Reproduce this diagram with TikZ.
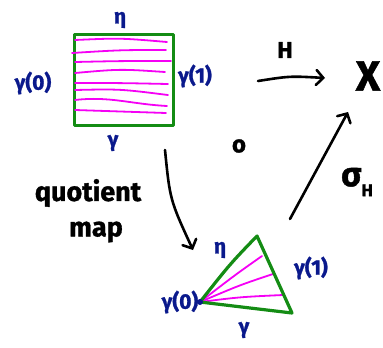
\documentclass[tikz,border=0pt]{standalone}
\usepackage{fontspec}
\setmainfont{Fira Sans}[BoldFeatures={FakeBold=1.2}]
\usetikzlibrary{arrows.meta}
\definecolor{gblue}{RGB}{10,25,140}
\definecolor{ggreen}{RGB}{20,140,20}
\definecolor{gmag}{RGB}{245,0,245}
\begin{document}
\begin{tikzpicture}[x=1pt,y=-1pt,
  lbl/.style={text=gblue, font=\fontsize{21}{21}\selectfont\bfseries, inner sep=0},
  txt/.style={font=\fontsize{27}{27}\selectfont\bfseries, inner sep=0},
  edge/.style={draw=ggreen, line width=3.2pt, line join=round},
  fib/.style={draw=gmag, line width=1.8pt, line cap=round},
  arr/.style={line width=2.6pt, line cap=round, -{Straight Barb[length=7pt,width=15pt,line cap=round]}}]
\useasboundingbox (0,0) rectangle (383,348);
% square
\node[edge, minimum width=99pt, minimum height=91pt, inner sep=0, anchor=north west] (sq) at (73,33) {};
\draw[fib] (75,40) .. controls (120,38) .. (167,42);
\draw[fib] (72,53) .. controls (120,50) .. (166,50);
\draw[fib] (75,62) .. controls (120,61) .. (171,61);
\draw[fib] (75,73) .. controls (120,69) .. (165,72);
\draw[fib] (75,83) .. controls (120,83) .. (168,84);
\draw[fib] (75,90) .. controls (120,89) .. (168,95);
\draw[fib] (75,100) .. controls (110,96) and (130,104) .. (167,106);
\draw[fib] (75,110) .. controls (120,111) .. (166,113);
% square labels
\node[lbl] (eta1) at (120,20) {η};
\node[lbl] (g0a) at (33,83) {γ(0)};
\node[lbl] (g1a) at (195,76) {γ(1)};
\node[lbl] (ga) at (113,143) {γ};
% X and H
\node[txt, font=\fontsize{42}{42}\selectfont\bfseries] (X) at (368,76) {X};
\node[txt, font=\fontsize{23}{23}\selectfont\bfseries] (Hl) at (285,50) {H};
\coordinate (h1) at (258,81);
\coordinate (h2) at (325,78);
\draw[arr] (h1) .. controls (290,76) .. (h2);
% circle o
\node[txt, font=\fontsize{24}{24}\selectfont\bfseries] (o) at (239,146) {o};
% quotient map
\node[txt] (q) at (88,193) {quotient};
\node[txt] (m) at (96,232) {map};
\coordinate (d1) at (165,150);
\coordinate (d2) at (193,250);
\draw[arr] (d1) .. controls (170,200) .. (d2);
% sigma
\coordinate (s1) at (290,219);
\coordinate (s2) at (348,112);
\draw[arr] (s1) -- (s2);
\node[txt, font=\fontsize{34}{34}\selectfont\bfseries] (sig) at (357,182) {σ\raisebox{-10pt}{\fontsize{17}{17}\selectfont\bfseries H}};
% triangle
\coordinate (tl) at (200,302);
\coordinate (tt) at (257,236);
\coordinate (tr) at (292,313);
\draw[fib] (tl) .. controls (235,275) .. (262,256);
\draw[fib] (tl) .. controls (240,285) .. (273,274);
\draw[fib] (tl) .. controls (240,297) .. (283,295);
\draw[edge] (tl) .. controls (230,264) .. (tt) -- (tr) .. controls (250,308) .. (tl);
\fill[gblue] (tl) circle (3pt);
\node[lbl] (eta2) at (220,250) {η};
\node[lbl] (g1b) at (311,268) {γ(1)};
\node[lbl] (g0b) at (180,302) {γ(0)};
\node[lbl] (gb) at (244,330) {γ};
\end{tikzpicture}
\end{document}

==========

# WHAT IS EXPECTED:
Copy each line in full and exactly, omitting any picture.

# WRITTEN REPLY:
Reproduce this diagram with TikZ.
\documentclass[tikz,border=0pt]{standalone}
\usepackage{fontspec}
\setmainfont{Fira Sans}[BoldFeatures={FakeBold=1.2}]
\usetikzlibrary{arrows.meta}
\definecolor{gblue}{RGB}{10,25,140}
\definecolor{ggreen}{RGB}{20,140,20}
\definecolor{gmag}{RGB}{245,0,245}
\begin{document}
\begin{tikzpicture}[x=1pt,y=-1pt,
  lbl/.style={text=gblue, font=\fontsize{21}{21}\selectfont\bfseries, inner sep=0},
  txt/.style={font=\fontsize{27}{27}\selectfont\bfseries, inner sep=0},
  edge/.style={draw=ggreen, line width=3.2pt, line join=round},
  fib/.style={draw=gmag, line width=1.8pt, line cap=round},
  arr/.style={line width=2.6pt, line cap=round, -{Straight Barb[length=7pt,width=15pt,line cap=round]}}]
\useasboundingbox (0,0) rectangle (383,348);
% square
\node[edge, minimum width=99pt, minimum height=91pt, inner sep=0, anchor=north west] (sq) at (73,33) {};
\draw[fib] (75,40) .. controls (120,38) .. (167,42);
\draw[fib] (72,53) .. controls (120,50) .. (166,50);
\draw[fib] (75,62) .. controls (120,61) .. (171,61);
\draw[fib] (75,73) .. controls (120,69) .. (165,72);
\draw[fib] (75,83) .. controls (120,83) .. (168,84);
\draw[fib] (75,90) .. controls (120,89) .. (168,95);
\draw[fib] (75,100) .. controls (110,96) and (130,104) .. (167,106);
\draw[fib] (75,110) .. controls (120,111) .. (166,113);
% square labels
\node[lbl] (eta1) at (120,20) {η};
\node[lbl] (g0a) at (33,83) {γ(0)};
\node[lbl] (g1a) at (195,76) {γ(1)};
\node[lbl] (ga) at (113,143) {γ};
% X and H
\node[txt, font=\fontsize{42}{42}\selectfont\bfseries] (X) at (368,76) {X};
\node[txt, font=\fontsize{23}{23}\selectfont\bfseries] (Hl) at (285,50) {H};
\coordinate (h1) at (258,81);
\coordinate (h2) at (325,78);
\draw[arr] (h1) .. controls (290,76) .. (h2);
% circle o
\node[txt, font=\fontsize{24}{24}\selectfont\bfseries] (o) at (239,146) {o};
% quotient map
\node[txt] (q) at (88,193) {quotient};
\node[txt] (m) at (96,232) {map};
\coordinate (d1) at (165,150);
\coordinate (d2) at (193,250);
\draw[arr] (d1) .. controls (170,200) .. (d2);
% sigma
\coordinate (s1) at (290,219);
\coordinate (s2) at (348,112);
\draw[arr] (s1) -- (s2);
\node[txt, font=\fontsize{34}{34}\selectfont\bfseries] (sig) at (357,182) {σ\raisebox{-10pt}{\fontsize{17}{17}\selectfont\bfseries H}};
% triangle
\coordinate (tl) at (200,302);
\coordinate (tt) at (257,236);
\coordinate (tr) at (292,313);
\draw[fib] (tl) .. controls (235,275) .. (262,256);
\draw[fib] (tl) .. controls (240,285) .. (273,274);
\draw[fib] (tl) .. controls (240,297) .. (283,295);
\draw[edge] (tl) .. controls (230,264) .. (tt) -- (tr) .. controls (250,308) .. (tl);
\fill[gblue] (tl) circle (3pt);
\node[lbl] (eta2) at (220,250) {η};
\node[lbl] (g1b) at (311,268) {γ(1)};
\node[lbl] (g0b) at (180,302) {γ(0)};
\node[lbl] (gb) at (244,330) {γ};
\end{tikzpicture}
\end{document}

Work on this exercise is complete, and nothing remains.